Звонила Анюта. Тревожно стрекотала о грандиозном. В сущности, говорила все то же, что и Стас. Только много менее раздражающе. Констатировала факты, окрашивая эмоциональными всплесками именно их, а вовсе не собственную значимость. Миленок, мол, лизоблюд чертов, теперь решил подлизаться к коллективу. Провел собрание начальников отделов, выступал с пламенными речами. Сообщил, что у руководства компании серьезные неприятности. Александра Орлик, мол, от нервного перенапряжения заболела, совершила ужасное преступление, находится сейчас в психиатрической лечебнице. Александр Орлик, мол, весь в панике и беспокойстве о дальнейшей судьбе жены. Компания брошена на произвол судьбы и его, Миленка, здравого смысла. Так вот, ожидается кризис, к которому надо отнестись с пониманием. Необходимо быть готовыми переждать, перетерпеть, но работать и улучшать. Ждать, когда наладится, когда зарплаты возвратятся к прежнему уровню.

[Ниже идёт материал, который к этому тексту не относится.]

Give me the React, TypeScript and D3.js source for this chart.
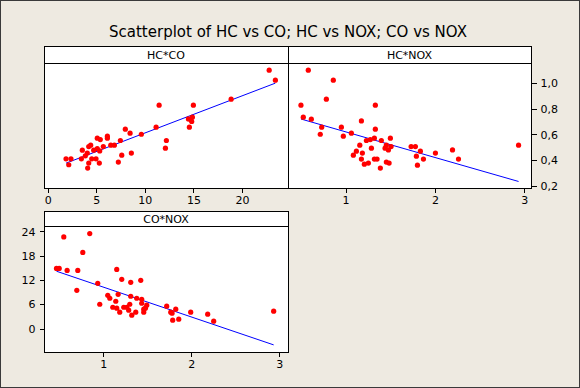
import React, { useRef, useEffect } from 'react';
import * as d3 from 'd3';

// [CO, HC]
const hcVsCo: [number, number][] = [
  [22.86, 1.097], [23.5, 1.019], [18.94, 0.871], [11.52, 0.824], [15.05, 0.824],
  [11.21, 0.653], [14.54, 0.717], [14.78, 0.71], [14.95, 0.731], [14.88, 0.697],
  [14.64, 0.653], [12.27, 0.549], [12.17, 0.489], [9.69, 0.598], [8.04, 0.637],
  [8.53, 0.606], [7.53, 0.549], [7.67, 0.435], [8.66, 0.451], [7.32, 0.381],
  [6.19, 0.583], [6.19, 0.567], [5.15, 0.567], [5.46, 0.556], [5.77, 0.502],
  [6.54, 0.513], [6.91, 0.513], [4.27, 0.502], [4.47, 0.513], [3.61, 0.474],
  [4.78, 0.474], [5.15, 0.486], [5.4, 0.468], [4.12, 0.451], [3.92, 0.43],
  [3.51, 0.406], [4.58, 0.406], [5.02, 0.406], [4.27, 0.373], [4.16, 0.334],
  [5.36, 0.373], [1.93, 0.406], [2.44, 0.406], [2.21, 0.36],
];

// [NOX, HC]
const hcVsNox: [number, number][] = [
  [0.589, 1.097], [0.507, 0.824], [0.533, 0.731], [0.623, 0.715], [0.869, 1.019],
  [0.791, 0.871], [0.739, 0.653], [0.723, 0.598], [0.959, 0.653], [0.981, 0.583],
  [1.071, 0.606], [1.183, 0.702], [1.339, 0.824], [1.339, 0.637], [1.328, 0.567],
  [1.239, 0.549], [1.283, 0.556], [1.406, 0.549], [1.507, 0.567], [1.165, 0.513],
  [1.127, 0.466], [1.093, 0.435], [1.194, 0.451], [1.295, 0.489], [1.183, 0.404],
  [1.216, 0.365], [1.261, 0.373], [1.328, 0.404], [1.358, 0.404], [1.395, 0.334],
  [1.462, 0.513], [1.448, 0.489], [1.485, 0.476], [1.515, 0.502], [1.462, 0.381],
  [1.493, 0.373], [1.739, 0.502], [1.787, 0.502], [1.798, 0.427], [1.81, 0.357],
  [1.843, 0.466], [1.877, 0.404], [2.011, 0.451], [2.202, 0.476], [2.269, 0.404],
  [2.941, 0.513],
];

// [NOX, CO]
const coVsNox: [number, number][] = [
  [0.557, 22.52], [0.852, 23.36], [0.773, 18.69], [0.474, 14.75], [0.505, 14.75],
  [0.595, 14.26], [0.716, 14.26], [0.705, 9.34], [0.943, 11.06], [0.966, 5.9],
  [1.159, 14.51], [1.216, 12.05], [1.318, 11.31], [1.432, 11.8], [1.057, 8.11],
  [1.08, 7.38], [1.175, 8.36], [1.148, 6.64], [1.114, 5.16], [1.159, 4.92],
  [1.193, 3.93], [1.239, 5.16], [1.273, 5.16], [1.307, 5.9], [1.295, 4.43],
  [1.33, 3.2], [1.318, 7.87], [1.386, 7.38], [1.375, 3.93], [1.443, 7.13],
  [1.443, 6.15], [1.466, 4.67], [1.466, 3.93], [1.485, 4.92], [1.5, 5.66],
  [1.727, 5.41], [1.773, 3.93], [1.788, 3.69], [1.795, 1.97], [1.83, 4.67],
  [1.864, 2.21], [2.0, 3.93], [2.193, 3.44], [2.261, 1.72], [2.943, 4.18],
];

// fitted lines [intercept, slope]
const fitHcCo = [0.317, 0.0289];
const fitHcNox = [0.818, -0.2];
const fitCoNox = [17.55, -7.37];

const coTicks = [0, 5, 10, 15, 20];
const noxTicks = [1, 2, 3];
const hcTicks = [0.2, 0.4, 0.6, 0.8, 1.0];
const coAxisTicks = [0, 6, 12, 18, 24];

const W = 580;
const H = 388;
const font = "'DejaVu Sans', Verdana, sans-serif";
const bg = "#eeeae1";

const commaFmt = (d: number) => d3.format(".1f")(d).replace(".", ",");

const App: React.FC = () => {
  const svgRef = useRef<SVGSVGElement>(null);

  useEffect(() => {
    if (!svgRef.current) return;
    const svg = d3.select(svgRef.current);
    svg.selectAll("*").remove();

    svg.append("rect")
      .attr("x", 0.5).attr("y", 0.5)
      .attr("width", W - 1).attr("height", H - 1)
      .attr("fill", bg).attr("stroke", "#3a3a3a");

    svg.append("text")
      .attr("x", 288).attr("y", 37)
      .attr("text-anchor", "middle")
      .style("font-family", font).style("font-size", "15px")
      .attr("fill", "#000")
      .text("Scatterplot of HC vs CO; HC vs NOX; CO vs NOX");

    const hcY = d3.scaleLinear().domain([0.179, 1.153]).range([188, 63]);
    const coY = d3.scaleLinear().domain([-5.9, 25.23]).range([352, 226]);

    const panels = [
      {
        label: "HC*CO", data: hcVsCo, fit: fitHcCo,
        x: d3.scaleLinear().domain([-0.34, 24.8]).range([44, 288]),
        y: hcY, stripTop: 46, xTicks: coTicks, xFmt: (d: number) => `${d}`,
      },
      {
        label: "HC*NOX", data: hcVsNox, fit: fitHcNox,
        x: d3.scaleLinear().domain([0.362, 3.08]).range([288, 531]),
        y: hcY, stripTop: 46, xTicks: noxTicks, xFmt: (d: number) => `${d}`,
      },
      {
        label: "CO*NOX", data: coVsNox, fit: fitCoNox,
        x: d3.scaleLinear().domain([0.332, 3.106]).range([44, 288]),
        y: coY, stripTop: 211, xTicks: noxTicks, xFmt: (d: number) => `${d}`,
      },
    ];

    panels.forEach(p => {
      const [x0, x1] = p.x.range();
      const [yb, yt] = p.y.range();
      const g = svg.append("g");

      // strip
      g.append("rect")
        .attr("x", x0 + 0.5).attr("y", p.stripTop + 0.5)
        .attr("width", x1 - x0).attr("height", yt - p.stripTop)
        .attr("fill", "#fff").attr("stroke", "#000")
        .attr("shape-rendering", "crispEdges");
      g.append("text")
        .attr("x", (x0 + x1) / 2).attr("y", (p.stripTop + yt) / 2 + 4.5)
        .attr("text-anchor", "middle")
        .style("font-family", font).style("font-size", "11px")
        .text(p.label);

      // plot area
      g.append("rect")
        .attr("x", x0 + 0.5).attr("y", yt + 0.5)
        .attr("width", x1 - x0).attr("height", yb - yt)
        .attr("fill", "#fff").attr("stroke", "#000")
        .attr("shape-rendering", "crispEdges");

      // x axis
      const xa = g.append("g")
        .attr("transform", `translate(0.5, ${yb + 0.5})`)
        .call(d3.axisBottom(p.x).tickValues(p.xTicks).tickFormat(p.xFmt as any).tickSize(4).tickPadding(4));
      xa.select(".domain").remove();
      xa.selectAll("line").attr("stroke", "#000").attr("shape-rendering", "crispEdges");
      xa.selectAll("text").style("font-family", font).style("font-size", "11px").attr("fill", "#000");

      // fit line
      const xs = d3.extent(p.data, d => d[0]) as [number, number];
      const line = d3.line<number>()
        .x(d => p.x(d))
        .y(d => p.y(p.fit[0] + p.fit[1] * d));
      g.append("path")
        .datum(xs)
        .attr("fill", "none")
        .attr("stroke", "#0000ff")
        .attr("stroke-width", 1)
        .attr("d", line);

      // points
      g.selectAll("circle.pt")
        .data(p.data)
        .join("circle")
        .attr("class", "pt")
        .attr("cx", d => p.x(d[0]))
        .attr("cy", d => p.y(d[1]))
        .attr("r", 2.6)
        .attr("fill", "#ff0000");
    });

    // HC axis on the right of HC*NOX
    const ya = svg.append("g")
      .attr("transform", `translate(531.5, 0.5)`)
      .call(d3.axisRight(hcY).tickValues(hcTicks).tickFormat(commaFmt as any).tickSize(5).tickPadding(4));
    ya.select(".domain").remove();
    ya.selectAll("line").attr("stroke", "#000").attr("shape-rendering", "crispEdges");
    ya.selectAll("text").style("font-family", font).style("font-size", "11px").attr("fill", "#000");

    // CO axis on the left of CO*NOX
    const ca = svg.append("g")
      .attr("transform", `translate(44.5, 0.5)`)
      .call(d3.axisLeft(coY).tickValues(coAxisTicks).tickSize(5).tickPadding(4));
    ca.select(".domain").remove();
    ca.selectAll("line").attr("stroke", "#000").attr("shape-rendering", "crispEdges");
    ca.selectAll("text").style("font-family", font).style("font-size", "11px").attr("fill", "#000");
  }, []);

  return (
    <svg ref={svgRef} width={W} height={H}
      style={{ position: "absolute", left: 0, top: 0, display: "block" }} />
  );
};

export default App;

При этом о происходящем, мол, особенно распространяться не стоит. А стоит делать вид, будто в компании всё благополучно. А кто не будет делать вид, того лично он, Миленок, перестанет уважать. «Можно подумать, я из его уважения ужин малой состряпать смогу. Что мне его уважение?» — секретно возмущалась Анюта. Прилюдно она, конечно же, как и все, внимательно слушала Миленка, серьезно кивала в ответ на его патриотические призывы, соглашалась переждать и перетерпеть. Потому что из уважения Миленка сварить не получится ничего, а вот от неуважения — все что угодно, «вплоть до внезапного увольнения на улицу, как было когда-то с Инкой из офиса.»
Анечка как все это узнала, так сразу побежала Игорю звонить. Уж он-то, конечно, имеет право знать о происходящем. Тем более, что «Пробела» это в первую очередь касается. Потому что «Пробел» отныне в полном ведомстве Громового будет. То есть вообще без Орликовского вмешательства. Орликам — торговля. Громовому — услуги. Офис общий, костяк коллектива общий, а сферы влияния — разные. Во как!
— Я, как начальник отдела кадров, подумала. Ты ведь со спецификой работы знаком, и со всякими другими спецификами… Ты ведь просто из-за Орликов ушел. Из-за личной своей неприязни к Александру. Так?